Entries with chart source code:
--- start ---

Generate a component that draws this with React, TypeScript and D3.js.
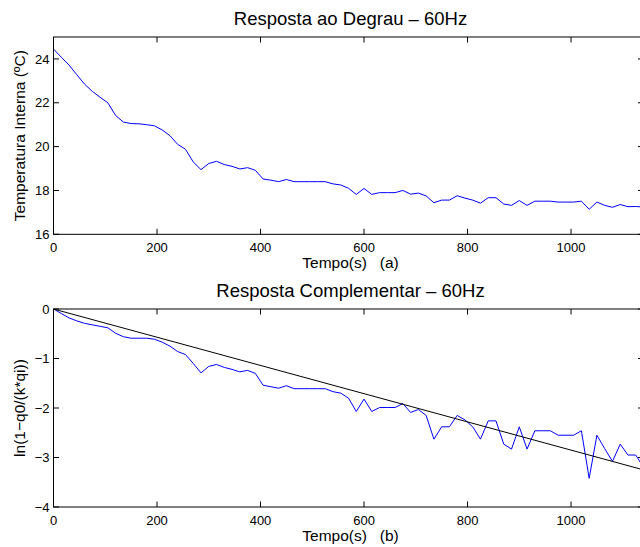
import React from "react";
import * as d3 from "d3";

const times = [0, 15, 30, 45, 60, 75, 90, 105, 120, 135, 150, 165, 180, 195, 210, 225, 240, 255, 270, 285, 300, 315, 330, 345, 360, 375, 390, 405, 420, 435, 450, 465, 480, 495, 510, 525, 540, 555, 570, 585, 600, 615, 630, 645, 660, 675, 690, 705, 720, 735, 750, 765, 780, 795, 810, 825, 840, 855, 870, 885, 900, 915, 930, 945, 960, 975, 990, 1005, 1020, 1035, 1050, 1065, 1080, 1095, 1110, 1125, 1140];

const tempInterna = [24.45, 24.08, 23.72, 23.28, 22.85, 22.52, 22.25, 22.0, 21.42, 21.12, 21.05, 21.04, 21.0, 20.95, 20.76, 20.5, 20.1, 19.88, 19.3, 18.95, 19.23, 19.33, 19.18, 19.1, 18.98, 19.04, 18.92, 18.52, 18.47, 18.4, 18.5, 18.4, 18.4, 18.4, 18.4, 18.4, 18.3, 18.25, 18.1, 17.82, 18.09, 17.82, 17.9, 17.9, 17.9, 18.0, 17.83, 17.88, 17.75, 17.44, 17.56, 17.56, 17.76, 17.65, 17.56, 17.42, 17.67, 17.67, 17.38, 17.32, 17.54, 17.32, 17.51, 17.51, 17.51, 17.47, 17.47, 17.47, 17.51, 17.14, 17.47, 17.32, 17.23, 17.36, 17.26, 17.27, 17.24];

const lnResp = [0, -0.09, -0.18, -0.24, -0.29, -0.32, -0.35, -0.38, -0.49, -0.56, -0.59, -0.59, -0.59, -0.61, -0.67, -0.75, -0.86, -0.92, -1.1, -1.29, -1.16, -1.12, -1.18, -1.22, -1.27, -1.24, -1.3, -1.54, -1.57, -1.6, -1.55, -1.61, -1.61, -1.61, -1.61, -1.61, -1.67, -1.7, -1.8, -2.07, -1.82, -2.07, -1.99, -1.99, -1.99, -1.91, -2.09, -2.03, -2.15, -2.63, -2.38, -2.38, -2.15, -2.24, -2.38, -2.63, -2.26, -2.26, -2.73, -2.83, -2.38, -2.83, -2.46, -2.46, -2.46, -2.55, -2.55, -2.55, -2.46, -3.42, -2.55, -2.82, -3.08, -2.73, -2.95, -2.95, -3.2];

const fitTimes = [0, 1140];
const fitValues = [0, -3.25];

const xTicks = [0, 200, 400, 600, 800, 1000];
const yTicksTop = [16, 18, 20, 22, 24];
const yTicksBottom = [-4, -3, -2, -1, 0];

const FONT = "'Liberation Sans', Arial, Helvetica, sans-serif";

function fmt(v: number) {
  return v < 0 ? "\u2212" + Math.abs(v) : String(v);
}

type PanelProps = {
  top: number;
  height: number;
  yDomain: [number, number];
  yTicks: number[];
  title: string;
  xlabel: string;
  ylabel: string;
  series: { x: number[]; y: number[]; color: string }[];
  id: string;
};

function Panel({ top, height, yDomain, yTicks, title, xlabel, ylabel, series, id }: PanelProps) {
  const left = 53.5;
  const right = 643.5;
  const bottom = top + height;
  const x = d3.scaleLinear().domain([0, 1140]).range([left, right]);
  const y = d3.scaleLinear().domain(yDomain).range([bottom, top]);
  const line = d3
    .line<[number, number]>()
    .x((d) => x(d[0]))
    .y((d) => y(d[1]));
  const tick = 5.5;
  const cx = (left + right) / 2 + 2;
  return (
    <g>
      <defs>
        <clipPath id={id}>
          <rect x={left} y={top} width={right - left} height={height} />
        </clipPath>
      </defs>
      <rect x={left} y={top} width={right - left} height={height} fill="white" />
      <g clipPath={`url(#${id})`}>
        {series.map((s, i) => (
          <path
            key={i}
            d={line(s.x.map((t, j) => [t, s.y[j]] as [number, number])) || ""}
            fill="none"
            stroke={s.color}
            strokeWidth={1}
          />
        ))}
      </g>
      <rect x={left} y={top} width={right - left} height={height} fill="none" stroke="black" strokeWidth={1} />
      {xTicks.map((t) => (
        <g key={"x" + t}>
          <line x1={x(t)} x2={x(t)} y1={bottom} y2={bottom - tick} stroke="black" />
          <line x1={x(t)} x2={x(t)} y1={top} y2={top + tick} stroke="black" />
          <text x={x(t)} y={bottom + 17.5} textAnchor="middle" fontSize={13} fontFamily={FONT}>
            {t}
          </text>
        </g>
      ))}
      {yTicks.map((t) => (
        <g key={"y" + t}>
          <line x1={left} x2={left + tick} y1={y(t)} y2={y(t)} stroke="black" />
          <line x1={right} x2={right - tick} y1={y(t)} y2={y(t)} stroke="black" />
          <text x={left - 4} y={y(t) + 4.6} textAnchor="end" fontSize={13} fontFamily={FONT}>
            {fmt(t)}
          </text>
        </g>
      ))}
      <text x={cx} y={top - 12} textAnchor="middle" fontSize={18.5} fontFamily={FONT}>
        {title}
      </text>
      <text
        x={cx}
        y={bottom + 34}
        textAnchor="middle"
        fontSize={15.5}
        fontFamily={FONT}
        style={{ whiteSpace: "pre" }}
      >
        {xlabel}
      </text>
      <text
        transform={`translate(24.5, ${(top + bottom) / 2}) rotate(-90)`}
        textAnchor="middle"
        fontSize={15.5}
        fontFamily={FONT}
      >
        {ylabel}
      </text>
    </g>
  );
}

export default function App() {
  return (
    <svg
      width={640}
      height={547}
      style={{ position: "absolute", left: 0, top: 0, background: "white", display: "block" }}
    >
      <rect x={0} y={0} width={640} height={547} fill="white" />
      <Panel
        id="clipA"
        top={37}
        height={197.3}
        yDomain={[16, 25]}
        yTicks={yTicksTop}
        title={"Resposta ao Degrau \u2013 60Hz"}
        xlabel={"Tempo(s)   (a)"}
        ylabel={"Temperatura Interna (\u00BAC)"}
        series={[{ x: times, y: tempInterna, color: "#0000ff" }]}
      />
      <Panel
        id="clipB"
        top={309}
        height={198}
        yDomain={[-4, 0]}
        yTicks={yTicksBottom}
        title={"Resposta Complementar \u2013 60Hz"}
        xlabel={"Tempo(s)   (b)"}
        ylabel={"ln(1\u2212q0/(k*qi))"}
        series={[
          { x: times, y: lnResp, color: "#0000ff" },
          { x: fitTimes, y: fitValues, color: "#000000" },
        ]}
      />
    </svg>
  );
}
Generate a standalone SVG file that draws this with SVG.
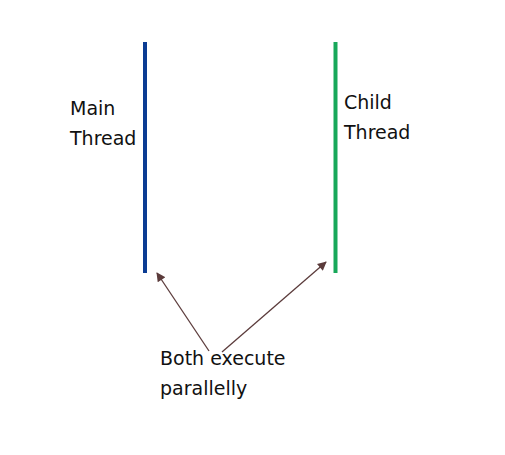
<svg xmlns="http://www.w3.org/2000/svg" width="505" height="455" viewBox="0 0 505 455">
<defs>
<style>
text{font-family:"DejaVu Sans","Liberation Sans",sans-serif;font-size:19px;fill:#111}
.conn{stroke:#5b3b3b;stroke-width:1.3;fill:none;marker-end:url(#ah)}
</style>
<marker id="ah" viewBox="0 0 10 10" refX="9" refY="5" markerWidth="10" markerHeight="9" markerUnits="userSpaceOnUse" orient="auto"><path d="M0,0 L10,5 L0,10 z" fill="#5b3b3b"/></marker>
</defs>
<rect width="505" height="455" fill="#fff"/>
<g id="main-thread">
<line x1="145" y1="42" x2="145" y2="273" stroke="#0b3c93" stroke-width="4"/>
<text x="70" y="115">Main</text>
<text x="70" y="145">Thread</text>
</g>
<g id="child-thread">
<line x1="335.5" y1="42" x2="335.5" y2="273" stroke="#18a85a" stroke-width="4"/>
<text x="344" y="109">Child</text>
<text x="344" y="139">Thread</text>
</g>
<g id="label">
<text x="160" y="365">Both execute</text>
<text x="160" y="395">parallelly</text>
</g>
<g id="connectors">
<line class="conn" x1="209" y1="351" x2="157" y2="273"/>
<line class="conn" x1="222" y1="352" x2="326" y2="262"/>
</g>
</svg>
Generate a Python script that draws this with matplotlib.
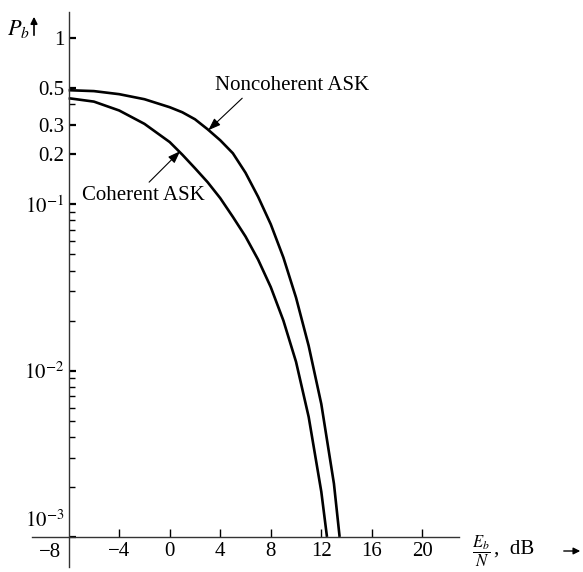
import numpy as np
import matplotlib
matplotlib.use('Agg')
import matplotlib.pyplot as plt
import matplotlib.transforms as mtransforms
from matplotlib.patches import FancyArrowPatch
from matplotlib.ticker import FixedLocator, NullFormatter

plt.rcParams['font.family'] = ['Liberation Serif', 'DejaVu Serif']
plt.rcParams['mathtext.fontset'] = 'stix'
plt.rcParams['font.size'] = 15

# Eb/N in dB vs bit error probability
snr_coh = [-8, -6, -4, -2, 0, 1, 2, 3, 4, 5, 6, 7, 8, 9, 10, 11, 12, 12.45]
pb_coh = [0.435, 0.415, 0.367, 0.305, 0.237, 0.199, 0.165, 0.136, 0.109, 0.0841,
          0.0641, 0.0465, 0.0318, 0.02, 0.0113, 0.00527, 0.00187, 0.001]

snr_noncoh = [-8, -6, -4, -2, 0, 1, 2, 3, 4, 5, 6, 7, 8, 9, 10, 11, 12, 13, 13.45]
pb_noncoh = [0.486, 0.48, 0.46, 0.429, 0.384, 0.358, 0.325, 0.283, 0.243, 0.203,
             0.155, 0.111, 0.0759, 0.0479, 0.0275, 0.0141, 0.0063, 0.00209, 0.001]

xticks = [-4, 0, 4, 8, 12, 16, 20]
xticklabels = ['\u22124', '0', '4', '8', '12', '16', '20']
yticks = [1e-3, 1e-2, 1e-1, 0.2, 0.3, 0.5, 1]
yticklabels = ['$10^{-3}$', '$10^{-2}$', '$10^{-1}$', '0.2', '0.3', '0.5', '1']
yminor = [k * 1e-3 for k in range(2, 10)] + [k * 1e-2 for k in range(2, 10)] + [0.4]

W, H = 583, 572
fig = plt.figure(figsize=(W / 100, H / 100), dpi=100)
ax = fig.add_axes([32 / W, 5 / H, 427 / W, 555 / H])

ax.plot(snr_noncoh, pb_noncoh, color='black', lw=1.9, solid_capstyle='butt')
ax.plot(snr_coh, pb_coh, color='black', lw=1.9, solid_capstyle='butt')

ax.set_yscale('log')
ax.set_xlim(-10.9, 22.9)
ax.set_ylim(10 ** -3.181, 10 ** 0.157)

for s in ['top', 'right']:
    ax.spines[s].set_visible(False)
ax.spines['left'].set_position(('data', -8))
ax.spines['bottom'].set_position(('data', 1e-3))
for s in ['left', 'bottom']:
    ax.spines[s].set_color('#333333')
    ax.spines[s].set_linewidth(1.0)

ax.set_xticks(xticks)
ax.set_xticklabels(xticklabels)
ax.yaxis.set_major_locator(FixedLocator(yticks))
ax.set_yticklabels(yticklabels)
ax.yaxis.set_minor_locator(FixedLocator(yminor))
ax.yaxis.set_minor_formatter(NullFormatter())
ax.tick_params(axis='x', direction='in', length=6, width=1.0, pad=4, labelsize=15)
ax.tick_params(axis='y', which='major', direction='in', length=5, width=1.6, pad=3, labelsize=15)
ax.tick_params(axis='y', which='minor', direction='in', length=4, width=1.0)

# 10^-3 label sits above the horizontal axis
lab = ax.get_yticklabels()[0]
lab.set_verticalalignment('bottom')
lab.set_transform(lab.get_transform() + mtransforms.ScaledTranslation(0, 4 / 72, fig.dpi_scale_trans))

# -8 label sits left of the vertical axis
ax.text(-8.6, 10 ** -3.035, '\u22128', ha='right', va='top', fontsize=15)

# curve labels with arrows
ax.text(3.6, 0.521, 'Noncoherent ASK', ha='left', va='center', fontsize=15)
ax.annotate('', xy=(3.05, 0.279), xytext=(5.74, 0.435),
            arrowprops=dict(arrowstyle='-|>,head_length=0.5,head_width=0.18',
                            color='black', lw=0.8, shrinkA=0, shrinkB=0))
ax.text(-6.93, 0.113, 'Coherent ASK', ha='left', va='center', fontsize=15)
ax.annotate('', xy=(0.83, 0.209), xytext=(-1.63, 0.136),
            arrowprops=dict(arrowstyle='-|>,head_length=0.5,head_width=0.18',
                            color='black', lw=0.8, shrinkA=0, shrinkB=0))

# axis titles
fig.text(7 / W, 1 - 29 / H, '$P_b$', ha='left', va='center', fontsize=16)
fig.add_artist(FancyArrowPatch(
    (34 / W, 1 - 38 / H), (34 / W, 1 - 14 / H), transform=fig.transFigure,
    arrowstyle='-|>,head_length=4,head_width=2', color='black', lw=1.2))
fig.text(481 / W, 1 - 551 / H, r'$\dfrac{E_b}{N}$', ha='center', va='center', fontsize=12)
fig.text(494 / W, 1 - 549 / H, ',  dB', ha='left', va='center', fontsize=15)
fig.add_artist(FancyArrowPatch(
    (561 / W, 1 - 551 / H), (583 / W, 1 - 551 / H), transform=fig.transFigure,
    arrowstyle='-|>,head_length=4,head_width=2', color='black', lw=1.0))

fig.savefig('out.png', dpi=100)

--- end ---

» **OBJECTIVE**: Repeat the records above exactly, from the first line through the line containing "1110, 1125, 1140];", and leave out the pictures.

» **RESPONSE TO THIS TASK**:
Generate a component that draws this with React, TypeScript and D3.js.
import React from "react";
import * as d3 from "d3";

const times = [0, 15, 30, 45, 60, 75, 90, 105, 120, 135, 150, 165, 180, 195, 210, 225, 240, 255, 270, 285, 300, 315, 330, 345, 360, 375, 390, 405, 420, 435, 450, 465, 480, 495, 510, 525, 540, 555, 570, 585, 600, 615, 630, 645, 660, 675, 690, 705, 720, 735, 750, 765, 780, 795, 810, 825, 840, 855, 870, 885, 900, 915, 930, 945, 960, 975, 990, 1005, 1020, 1035, 1050, 1065, 1080, 1095, 1110, 1125, 1140];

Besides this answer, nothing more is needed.